Prior to trying out for a Select Team, a parent should explain to their child that an important lesson to be learned from youth sports is, many times, life is not fair. And neither is the decision of whom to include on a Select Team. At best, such decisions are one group’s opinion of a player’s value to a team at one point in time and the player may objectively need to work harder to get better.
However, at worst, such selections can be very politically motivated. The choices can be heavily influenced by which players have parents who are coaches or Board members for the league and their close friends.
Children hear how excited their parents and their parents’ friends are when they talk about the “fun” of traveling to different cities and states to play in tournaments. The truth may be that fun for the parents may not be fun for the child. A child may intensely feel the stress of the practical and financial impacts of the extra time and travel requirements placed on their family. The intense actions and reactions of the parents to the outcome of the games may even cause the child to feel their parents’ love for them or their self-worth is tied to getting a medal or trophy and the child’s relative contributions to “winning” those things.
From a purely sports perspective, the child may be deluded into thinking that being selected to these teams is an indication they are an elite player. The truth is good is never good enough and a player’s ability can never be accurately judged based on a comparison to a small sample size such as the players in one league. In some sports, the quality of players has been significantly diluted by the number of options players now have for leagues and teams to join. It may take comparison to regional and national select players to gauge a player’s true ability at that time.

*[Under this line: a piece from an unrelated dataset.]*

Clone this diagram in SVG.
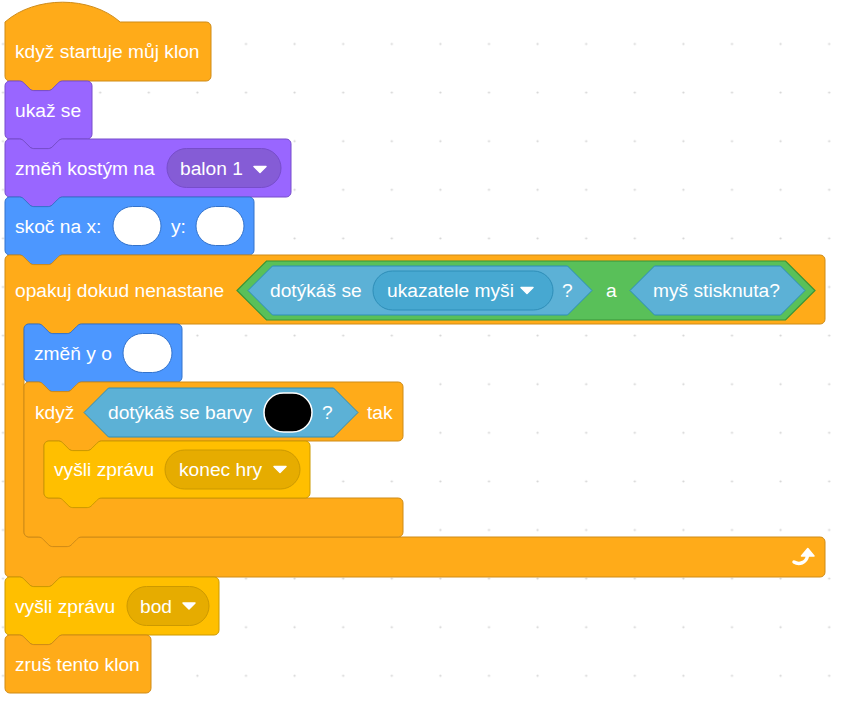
<svg xmlns="http://www.w3.org/2000/svg" width="846" height="702" viewBox="0 0 846 702">
<style>
.t{font-family:"Liberation Sans",Arial,sans-serif;font-size:19.2px;fill:#fff}
.ctl{fill:#FFAB19;stroke:#CF8B17;stroke-width:1}
.looks{fill:#9966FF;stroke:#774DCB;stroke-width:1}
.looksdd{fill:#855CD6;stroke:#774DCB;stroke-width:1}
.motion{fill:#4C97FF;stroke:#3373CC;stroke-width:1}
.events{fill:#FFBF00;stroke:#CC9900;stroke-width:1}
.eventsdd{fill:#E6AC00;stroke:#CC9900;stroke-width:1}
.sens{fill:#5CB1D6;stroke:#2E8EB8;stroke-width:1}
.sensdd{fill:#47A8D1;stroke:#2E8EB8;stroke-width:1}
.op{fill:#59C059;stroke:#389438;stroke-width:1.2}
.num{fill:#fff;stroke:#3373CC;stroke-width:1}
.arr{fill:#fff;stroke:#fff;stroke-width:1.5;stroke-linejoin:round}
</style>
<defs>
<pattern id="grid" x="-21.3" y="19.7" width="48.6" height="48.6" patternUnits="userSpaceOnUse">
<circle cx="24.3" cy="24.3" r="1.1" fill="#d4d4d4"/>
</pattern>
</defs>
<rect width="846" height="702" fill="#fff"/>
<rect width="846" height="702" fill="url(#grid)"/>

<g id="hat">
<path class="ctl" transform="translate(5,22)" d="M 0,0 c 30,-26.4 85.2,-26.4 115.2,0 H 201.2 A 4.8 4.8 0 0 1 206,4.8 V 54.2 A 4.8 4.8 0 0 1 201.2,59 H 57.6 c -2.4,0 -3.6,1.2 -4.8,2.4 l -4.8,4.8 c -1.2,1.2 -2.4,2.4 -4.8,2.4 h -14.4 c -2.4,0 -3.6,-1.2 -4.8,-2.4 l -4.8,-4.8 c -1.2,-1.2 -2.4,-2.4 -4.8,-2.4 H 4.8 A 4.8 4.8 0 0 1 0,54.2 Z"/>
<text class="t" x="15" y="58.4">když startuje můj klon</text>
</g>

<g id="show">
<path class="looks" transform="translate(5,81)" d="M 0,4.8 A 4.8 4.8 0 0 1 4.8,0 H 14.4 c 2.4,0 3.6,1.2 4.8,2.4 l 4.8,4.8 c 1.2,1.2 2.4,2.4 4.8,2.4 h 14.4 c 2.4,0 3.6,-1.2 4.8,-2.4 l 4.8,-4.8 c 1.2,-1.2 2.4,-2.4 4.8,-2.4 H 82.2 A 4.8 4.8 0 0 1 87,4.8 V 53.2 A 4.8 4.8 0 0 1 82.2,58 H 57.6 c -2.4,0 -3.6,1.2 -4.8,2.4 l -4.8,4.8 c -1.2,1.2 -2.4,2.4 -4.8,2.4 h -14.4 c -2.4,0 -3.6,-1.2 -4.8,-2.4 l -4.8,-4.8 c -1.2,-1.2 -2.4,-2.4 -4.8,-2.4 H 4.8 A 4.8 4.8 0 0 1 0,53.2 Z"/>
<text class="t" x="15" y="116.9">ukaž se</text>
</g>

<g id="costume">
<path class="looks" transform="translate(5,139)" d="M 0,4.8 A 4.8 4.8 0 0 1 4.8,0 H 14.4 c 2.4,0 3.6,1.2 4.8,2.4 l 4.8,4.8 c 1.2,1.2 2.4,2.4 4.8,2.4 h 14.4 c 2.4,0 3.6,-1.2 4.8,-2.4 l 4.8,-4.8 c 1.2,-1.2 2.4,-2.4 4.8,-2.4 H 281.2 A 4.8 4.8 0 0 1 286,4.8 V 53.2 A 4.8 4.8 0 0 1 281.2,58 H 57.6 c -2.4,0 -3.6,1.2 -4.8,2.4 l -4.8,4.8 c -1.2,1.2 -2.4,2.4 -4.8,2.4 h -14.4 c -2.4,0 -3.6,-1.2 -4.8,-2.4 l -4.8,-4.8 c -1.2,-1.2 -2.4,-2.4 -4.8,-2.4 H 4.8 A 4.8 4.8 0 0 1 0,53.2 Z"/>
<text class="t" x="15" y="174.9">změň kostým na</text>
<rect class="looksdd" x="167" y="148.5" width="114" height="39" rx="19.5"/>
<text class="t" x="180" y="174.9">balon 1</text>
<path class="arr" d="M 254,166.5 h 12 l -6,6 z"/>
</g>

<g id="goto">
<path class="motion" transform="translate(5,197)" d="M 0,4.8 A 4.8 4.8 0 0 1 4.8,0 H 14.4 c 2.4,0 3.6,1.2 4.8,2.4 l 4.8,4.8 c 1.2,1.2 2.4,2.4 4.8,2.4 h 14.4 c 2.4,0 3.6,-1.2 4.8,-2.4 l 4.8,-4.8 c 1.2,-1.2 2.4,-2.4 4.8,-2.4 H 244.2 A 4.8 4.8 0 0 1 249,4.8 V 53.2 A 4.8 4.8 0 0 1 244.2,58 H 57.6 c -2.4,0 -3.6,1.2 -4.8,2.4 l -4.8,4.8 c -1.2,1.2 -2.4,2.4 -4.8,2.4 h -14.4 c -2.4,0 -3.6,-1.2 -4.8,-2.4 l -4.8,-4.8 c -1.2,-1.2 -2.4,-2.4 -4.8,-2.4 H 4.8 A 4.8 4.8 0 0 1 0,53.2 Z"/>
<text class="t" x="15" y="232.9">skoč na x:</text>
<rect class="num" x="113" y="206.5" width="48" height="39" rx="19.5"/>
<text class="t" x="171" y="232.9">y:</text>
<rect class="num" x="196" y="206.5" width="48" height="39" rx="19.5"/>
</g>

<g id="repeat-until">
<path class="ctl" transform="translate(5,255)" d="M 0,4.8 A 4.8 4.8 0 0 1 4.8,0 H 14.4 c 2.4,0 3.6,1.2 4.8,2.4 l 4.8,4.8 c 1.2,1.2 2.4,2.4 4.8,2.4 h 14.4 c 2.4,0 3.6,-1.2 4.8,-2.4 l 4.8,-4.8 c 1.2,-1.2 2.4,-2.4 4.8,-2.4 H 815.2 A 4.8 4.8 0 0 1 820,4.8 V 64.2 A 4.8 4.8 0 0 1 815.2,69 H 76.6 c -2.4,0 -3.6,1.2 -4.8,2.4 l -4.8,4.8 c -1.2,1.2 -2.4,2.4 -4.8,2.4 h -14.4 c -2.4,0 -3.6,-1.2 -4.8,-2.4 l -4.8,-4.8 c -1.2,-1.2 -2.4,-2.4 -4.8,-2.4 H 23.8 A 4.8 4.8 0 0 0 19,73.8 V 277.2 A 4.8 4.8 0 0 0 23.8,282 H 815.2 A 4.8 4.8 0 0 1 820,286.8 V 317.2 A 4.8 4.8 0 0 1 815.2,322 H 57.6 c -2.4,0 -3.6,1.2 -4.8,2.4 l -4.8,4.8 c -1.2,1.2 -2.4,2.4 -4.8,2.4 h -14.4 c -2.4,0 -3.6,-1.2 -4.8,-2.4 l -4.8,-4.8 c -1.2,-1.2 -2.4,-2.4 -4.8,-2.4 H 4.8 A 4.8 4.8 0 0 1 0,317.2 Z"/>
<text class="t" x="15" y="297.4">opakuj dokud nenastane</text>
<path class="op" d="M 237,290.5 L 266.5,261 H 785.5 L 815,290.5 L 785.5,320 H 266.5 Z"/>
<path class="sens" d="M 248,290.5 L 272.5,266 H 567.5 L 592,290.5 L 567.5,315 H 272.5 Z"/>
<text class="t" x="270" y="297.4">dotýkáš se</text>
<rect class="sensdd" x="373" y="271" width="180" height="39" rx="19.5"/>
<text class="t" x="387" y="297.4">ukazatele myši</text>
<path class="arr" d="M 521,287.5 h 12 l -6,6 z"/>
<text class="t" x="562" y="297.4">?</text>
<text class="t" x="606" y="297.4">a</text>
<path class="sens" d="M 630,290.5 L 654.5,266 H 780.5 L 805,290.5 L 780.5,315 H 654.5 Z"/>
<text class="t" x="653" y="297.4">myš stisknuta?</text>
<path d="M 794,562 c 5,3 12,1 13.5,-6" fill="none" stroke="#fff" stroke-width="3.5" stroke-linecap="round"/>
<path d="M 801.5,556 L 807.8,548.5 L 814,556 Z" fill="#fff" stroke="#fff" stroke-width="1.5" stroke-linejoin="round"/>
</g>

<g id="change-y">
<path class="motion" transform="translate(24,324)" d="M 0,4.8 A 4.8 4.8 0 0 1 4.8,0 H 14.4 c 2.4,0 3.6,1.2 4.8,2.4 l 4.8,4.8 c 1.2,1.2 2.4,2.4 4.8,2.4 h 14.4 c 2.4,0 3.6,-1.2 4.8,-2.4 l 4.8,-4.8 c 1.2,-1.2 2.4,-2.4 4.8,-2.4 H 153.2 A 4.8 4.8 0 0 1 158,4.8 V 53.2 A 4.8 4.8 0 0 1 153.2,58 H 57.6 c -2.4,0 -3.6,1.2 -4.8,2.4 l -4.8,4.8 c -1.2,1.2 -2.4,2.4 -4.8,2.4 h -14.4 c -2.4,0 -3.6,-1.2 -4.8,-2.4 l -4.8,-4.8 c -1.2,-1.2 -2.4,-2.4 -4.8,-2.4 H 4.8 A 4.8 4.8 0 0 1 0,53.2 Z"/>
<text class="t" x="34" y="359.9">změň y o</text>
<rect class="num" x="123" y="333.5" width="49" height="39" rx="19.5"/>
</g>

<g id="if">
<path class="ctl" transform="translate(24,382)" d="M 0,4.8 A 4.8 4.8 0 0 1 4.8,0 H 14.4 c 2.4,0 3.6,1.2 4.8,2.4 l 4.8,4.8 c 1.2,1.2 2.4,2.4 4.8,2.4 h 14.4 c 2.4,0 3.6,-1.2 4.8,-2.4 l 4.8,-4.8 c 1.2,-1.2 2.4,-2.4 4.8,-2.4 H 374.2 A 4.8 4.8 0 0 1 379,4.8 V 54.2 A 4.8 4.8 0 0 1 374.2,59 H 77.6 c -2.4,0 -3.6,1.2 -4.8,2.4 l -4.8,4.8 c -1.2,1.2 -2.4,2.4 -4.8,2.4 h -14.4 c -2.4,0 -3.6,-1.2 -4.8,-2.4 l -4.8,-4.8 c -1.2,-1.2 -2.4,-2.4 -4.8,-2.4 H 24.8 A 4.8 4.8 0 0 0 20,63.8 V 111.2 A 4.8 4.8 0 0 0 24.8,116 H 374.2 A 4.8 4.8 0 0 1 379,120.8 V 150.2 A 4.8 4.8 0 0 1 374.2,155 H 57.6 c -2.4,0 -3.6,1.2 -4.8,2.4 l -4.8,4.8 c -1.2,1.2 -2.4,2.4 -4.8,2.4 h -14.4 c -2.4,0 -3.6,-1.2 -4.8,-2.4 l -4.8,-4.8 c -1.2,-1.2 -2.4,-2.4 -4.8,-2.4 H 4.8 A 4.8 4.8 0 0 1 0,150.2 Z"/>
<text class="t" x="35" y="419">když</text>
<path class="sens" d="M 84,412.5 L 108.5,388 H 333.5 L 358,412.5 L 333.5,437 H 108.5 Z"/>
<text class="t" x="108" y="419">dotýkáš se barvy</text>
<rect x="264" y="393" width="48" height="39" rx="19.5" fill="#000" stroke="#fff" stroke-width="1.5"/>
<text class="t" x="322" y="419">?</text>
<text class="t" x="367" y="419">tak</text>
</g>

<g id="broadcast-end">
<path class="events" transform="translate(44,441)" d="M 0,4.8 A 4.8 4.8 0 0 1 4.8,0 H 14.4 c 2.4,0 3.6,1.2 4.8,2.4 l 4.8,4.8 c 1.2,1.2 2.4,2.4 4.8,2.4 h 14.4 c 2.4,0 3.6,-1.2 4.8,-2.4 l 4.8,-4.8 c 1.2,-1.2 2.4,-2.4 4.8,-2.4 H 261.2 A 4.8 4.8 0 0 1 266,4.8 V 52.2 A 4.8 4.8 0 0 1 261.2,57 H 57.6 c -2.4,0 -3.6,1.2 -4.8,2.4 l -4.8,4.8 c -1.2,1.2 -2.4,2.4 -4.8,2.4 h -14.4 c -2.4,0 -3.6,-1.2 -4.8,-2.4 l -4.8,-4.8 c -1.2,-1.2 -2.4,-2.4 -4.8,-2.4 H 4.8 A 4.8 4.8 0 0 1 0,52.2 Z"/>
<text class="t" x="54" y="476.4">vyšli zprávu</text>
<rect class="eventsdd" x="165" y="450" width="135" height="39" rx="19.5"/>
<text class="t" x="179" y="476.4">konec hry</text>
<path class="arr" d="M 274,466.5 h 12 l -6,6 z"/>
</g>

<g id="broadcast-bod">
<path class="events" transform="translate(5,577)" d="M 0,4.8 A 4.8 4.8 0 0 1 4.8,0 H 14.4 c 2.4,0 3.6,1.2 4.8,2.4 l 4.8,4.8 c 1.2,1.2 2.4,2.4 4.8,2.4 h 14.4 c 2.4,0 3.6,-1.2 4.8,-2.4 l 4.8,-4.8 c 1.2,-1.2 2.4,-2.4 4.8,-2.4 H 209.2 A 4.8 4.8 0 0 1 214,4.8 V 53.2 A 4.8 4.8 0 0 1 209.2,58 H 57.6 c -2.4,0 -3.6,1.2 -4.8,2.4 l -4.8,4.8 c -1.2,1.2 -2.4,2.4 -4.8,2.4 h -14.4 c -2.4,0 -3.6,-1.2 -4.8,-2.4 l -4.8,-4.8 c -1.2,-1.2 -2.4,-2.4 -4.8,-2.4 H 4.8 A 4.8 4.8 0 0 1 0,53.2 Z"/>
<text class="t" x="15" y="612.9">vyšli zprávu</text>
<rect class="eventsdd" x="127" y="586.5" width="82" height="39" rx="19.5"/>
<text class="t" x="140" y="612.9">bod</text>
<path class="arr" d="M 183,603 h 12 l -6,6 z"/>
</g>

<g id="delete-clone">
<path class="ctl" transform="translate(5,635)" d="M 0,4.8 A 4.8 4.8 0 0 1 4.8,0 H 14.4 c 2.4,0 3.6,1.2 4.8,2.4 l 4.8,4.8 c 1.2,1.2 2.4,2.4 4.8,2.4 h 14.4 c 2.4,0 3.6,-1.2 4.8,-2.4 l 4.8,-4.8 c 1.2,-1.2 2.4,-2.4 4.8,-2.4 H 141.2 A 4.8 4.8 0 0 1 146,4.8 V 53.2 A 4.8 4.8 0 0 1 141.2,58 H 4.8 A 4.8 4.8 0 0 1 0,53.2 Z"/>
<text class="t" x="15" y="670.9">zruš tento klon</text>
</g>
</svg>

I remember sitting with five college coaches watching two select high school baseball teams play. The parents probably thought their children were elite players because they had paid thousands of dollars every year to participate in the Club Ball circuit. And yet, after the game was done, all of the coaches unanimously agreed that of the 22 players who played in the game, only two had the tangibles and intangibles to play college baseball.
The best athletes have the most potential to become the best players. From a very early age, players must participate in a variety of activities that use their upper and lower bodies simultaneously and that challenge their minds as well as their bodies. Eventually, to be elite, players must compete in programs where the standards are very high, the competition is very tough, and they are consistently challenged to work very hard to improve even if they are currently better than anyone else they know or watch.
All youth practices and pre-game routines should have an athleticism training component that is developed and mandated by the league with assistance from nationally certified strength, conditioning and movement optimization trainers in that sport. The program must be diligently monitored and progressed every year to be sure every player is developing as an athlete not just a player.
The judgement of whether a player is currently elite must be made by knowledgeable and experienced coaches at the next level who have no affiliation to the player’s family, team, or league and no business self-interest compromising their objectivity.
Most importantly, a child must have a balance in their life beyond sports so they are confident they have skills, talents and life experiences that will mean their happiness and success in life will be determined by what happens off the field or court, not on it. A small group may not think that you are currently an All-Star player, but the world will know that you are an All-Star person.